I discovered Christobel Kent about a year ago when I listened to an audiobook of her novel The Loving Husband. I loved it. So I was excited to get a review copy of this one, just published this month. Would it be as good?
The Day She Disappeared: the She in the title refers to Beth, warm-hearted, beautiful, promiscuous. She's been working in a pub in a small seaside town somewhere in England, but one day she just doesn't turn up for work. Nobody takes this too seriously - she's got a reputation as a free spirit, and everyone assumes she's just taken off somewhere with a bloke. Everyone, that is, apart from her friend and fellow barmaid Natalie, who is missing her terribly. Nat has actually had a couple of texts supposedly from Beth saying she was off to spend a bit of time with her mother, but she's got a bad feeling about it and it's made considerably worse when she calls Beth's mother to learn she hasn't spoken to her daughter for years. Nat is fragile, recovering from a regretted abortion and a break-up with needy, unstable Jim, and Beth was a source of tremendous support. But when she contacts the police, she can't get them to take an interest. They are, in any case, concentrating on the recent murder of a young man whose body turned up in the river. Even the fact that he knew Beth doesn't cut any ice with them.
We know, pretty much for certain, that something bad has happened to Beth. This is because from the very beginning we have access to the thought processes of a very unpleasant character who is clearly responsible. This, we deduce, is the man who has been spotted by 93-year-old Victor, who was sitting outside his caravan one day and saw a man coming up from the river with blood on his sleeve. Victor wants to tell the police, but he has some kind of mild stroke and ends up in hospital, his speech and memory temporarily disabled.
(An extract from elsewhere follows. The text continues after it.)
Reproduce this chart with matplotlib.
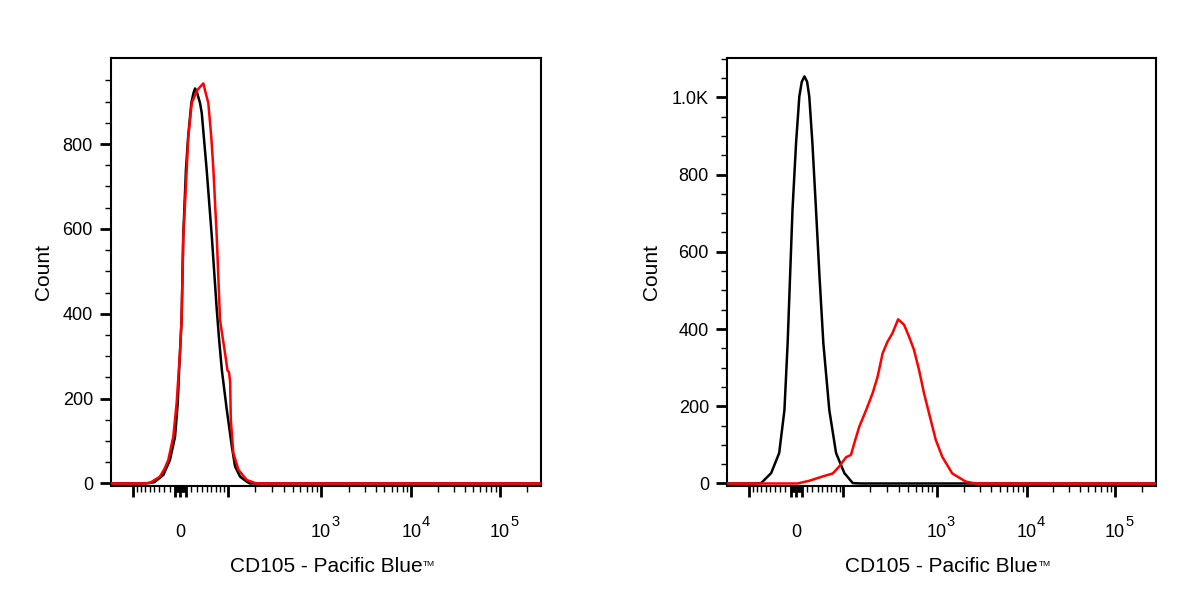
import numpy as np
import matplotlib
matplotlib.use("Agg")
import matplotlib.pyplot as plt

plt.rcParams['font.family'] = ['Liberation Sans', 'DejaVu Sans']

# histogram traces (intensity, count)
left_black_x = [-178, -70, -50, -32, -19.5, -10, -5, -2.5, 2, 5, 10, 14, 20, 24, 27, 30, 33.2,
                36.6, 40.1, 50.1, 61.2, 72.4, 78, 84.9, 98, 112.5, 122.5, 139.4, 165, 178, 290600]
left_black_y = [0, 0, 3, 20, 55, 110, 190, 267, 385, 581, 739, 816, 897, 920, 931, 925, 911,
                897, 873, 739, 581, 410, 340, 267, 173, 87, 40, 16, 4, 0, 0]

left_red_x = [-178, -83, -60, -38.7, -30, -22.6, -13.2, -7, -1, 2, 5.2, 11.4, 14.3, 20.8, 27,
              31.4, 37, 43.3, 47, 53.5, 60, 64.7, 72.4, 80.3, 93, 99.8, 104, 107.4, 109.4, 117,
              133.7, 165, 202, 230, 290600]
left_red_y = [0, 0, 1, 16, 34, 55, 110, 190, 308, 385, 581, 739, 816, 897, 915,
              927, 935, 943, 925, 897, 816, 739, 581, 385, 308, 267, 262, 240, 150, 72,
              32, 8, 1, 0, 0]

right_black_x = [-178, -90, -70, -48, -32, -22, -16, -11.5, -7, -0.5, 5.5, 10, 15, 20, 24, 30,
                 37, 44, 52, 65, 81, 103, 129, 160, 290600]
right_black_y = [0, 0, 1, 27, 79, 190, 363, 536, 709, 881, 1002, 1040, 1054, 1040, 1002, 881,
                 709, 536, 363, 190, 79, 27, 1, 0, 0]

right_red_x = [-178, 2, 24, 50, 73, 89, 108, 123, 134, 152, 180, 211, 238, 268, 301, 339, 389,
               449, 507, 572, 647, 731, 828, 979, 1153, 1482, 2082, 2684, 290600]
right_red_y = [0, 0, 7, 18, 26, 44, 68, 74, 104, 147, 190, 234, 277, 337, 367, 389, 425,
               411, 380, 346, 294, 234, 182, 113, 69, 26, 5, 0, 0]

x_label = "CD105 - Pacific Blue"
x_limits = (-178, 290600)
x_major = [-100, -10, 0, 10, 100, 1e3, 1e4, 1e5]
x_major_labels = ['', '', '0', '', '', '10', '10', '10']
x_exponents = {5: '3', 6: '4', 7: '5'}
x_minor = ([-s * m for m in range(1, 10) for s in (1, 10)] + [s * m for m in range(1, 10) for s in (1, 10)]
           + [s * m for m in range(2, 10) for s in (100, 1000, 10000)] + [2e5])

left_y_major = [0, 200, 400, 600, 800]
left_y_labels = ['0', '200', '400', '600', '800']
left_y_minor = list(range(50, 1000, 50))
left_ylim = (-6, 1004)

right_y_major = [0, 200, 400, 600, 800, 1000]
right_y_labels = ['0', '200', '400', '600', '800', '1.0K']
right_y_minor = list(range(50, 1101, 50))
right_ylim = (-6.5, 1103)

# biexponential (logicle-like) display transform
A_COEF = 24.5
P = 1.87


def biex(u):
    a = np.abs(u)
    return np.sign(u) * A_COEF * (10 ** a - P ** 2 * 10 ** (-a / P) + P ** 2 - 1)


u_grid = np.linspace(-3, 5.6, 60001)
s_grid = biex(u_grid)


def forward(x):
    return np.interp(x, s_grid, u_grid)


def inverse(u):
    return np.interp(u, u_grid, s_grid)


fig = plt.figure(figsize=(12, 6), dpi=100)
ax1 = fig.add_axes([111 / 1200, 114 / 600, 430 / 1200, 428.5 / 600])
ax2 = fig.add_axes([727 / 1200, 114 / 600, 429 / 1200, 428.5 / 600])

panels = [
    (ax1, left_black_x, left_black_y, left_red_x, left_red_y,
     left_y_major, left_y_labels, left_y_minor, left_ylim, -0.156),
    (ax2, right_black_x, right_black_y, right_red_x, right_red_y,
     right_y_major, right_y_labels, right_y_minor, right_ylim, -0.177),
]

for ax, bx, by, rx, ry, ymaj, ylab, ymin, ylim, ylab_x in panels:
    ax.set_xscale('function', functions=(forward, inverse))
    ax.plot(bx, by, color='black', lw=1.8, zorder=3, solid_joinstyle='round')
    ax.plot(rx, ry, color='#ff0000', lw=1.8, zorder=4, solid_joinstyle='round')
    ax.set_xlim(*x_limits)
    ax.set_ylim(*ylim)

    ax.set_xticks(x_major)
    ax.set_xticklabels(x_major_labels)
    ax.set_xticks(x_minor, minor=True)
    ax.set_yticks(ymaj)
    ax.set_yticklabels(ylab)
    ax.set_yticks(ymin, minor=True)

    ax.tick_params(axis='both', which='major', direction='out', length=8, width=2,
                   labelsize=13, top=False, right=False, color='black')
    ax.tick_params(axis='both', which='minor', direction='out', length=4.5, width=1,
                   top=False, right=False)
    ax.tick_params(axis='x', which='major', pad=28.5)
    ax.tick_params(axis='y', which='major', pad=5)
    plt.setp(ax.get_xticklabels(), va='baseline')

    # superscript exponents attached to the "10" tick labels
    ticks = ax.xaxis.get_major_ticks()
    for i, e in x_exponents.items():
        ax.annotate(e, xy=(1.0, 0.86), xycoords=ticks[i].label1, xytext=(0.2, 0),
                    textcoords='offset points', fontsize=10.5, ha='left', va='baseline',
                    annotation_clip=False)

    for sp in ax.spines.values():
        sp.set_linewidth(1.5)

    ax.set_xlabel(x_label, fontsize=15, va='center')
    ax.xaxis.set_label_coords(0.5, -0.187)
    ax.annotate('TM', xy=(1.0, 0.78), xycoords=ax.xaxis.label, xytext=(0.6, 0),
                textcoords='offset points', fontsize=6, ha='left', va='top',
                annotation_clip=False)
    ax.set_ylabel('Count', fontsize=15, va='center')
    ax.yaxis.set_label_coords(ylab_x, 0.5)

fig.savefig('out.png', dpi=100)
So structurally the novel swings between three point of view - Natalie's, as we watch her in her solitary search for what has happened to her best friend - Victor's, as he struggles to regain his memory and communicate his disquiet - and the unnamed perpetrator, who is watching Natalie from a distance and has her lined up as his next victim. All three strands are incredibly tense and nail-biting, and the narrative is constructed in such a way that you literally cannot begin to guess which of the several men who Nat has contact with is the actual villain. I certainly had no idea and I'm sure you wouldn't either.
In addition to all this there's an almost equally tense sub-plot concerning Victor's beloved only daughter Sophie. She's moved to London and married a man with whom at first she was very much in love. But, as Victor has worked out for himself, Richard is an abuser who keeps Sophie on a tight rein and more or less prevents her from visiting her much loved father. He is violent towards her if she doesn't toe the line, and also seems to physically abuse their little son Rufus. She manages to get away when her father is hospitalised, but Richard is threatening to come down and remove the child. This is all really well done, and Victor a wonderfully drawn character - I can't recall another novel in which someone in their nineties has been shown to be so bright, alert and full of energy, though he's totally aware that some of his faculties are getting a bit eroded and that he doesn't have all that long to live.
So - if you're in the market for an intelligent, lucid, thought-provoking psychological thriller, look no further. Is it as good as The Loving Husband? I can't answer that. But in any case I really enjoyed it.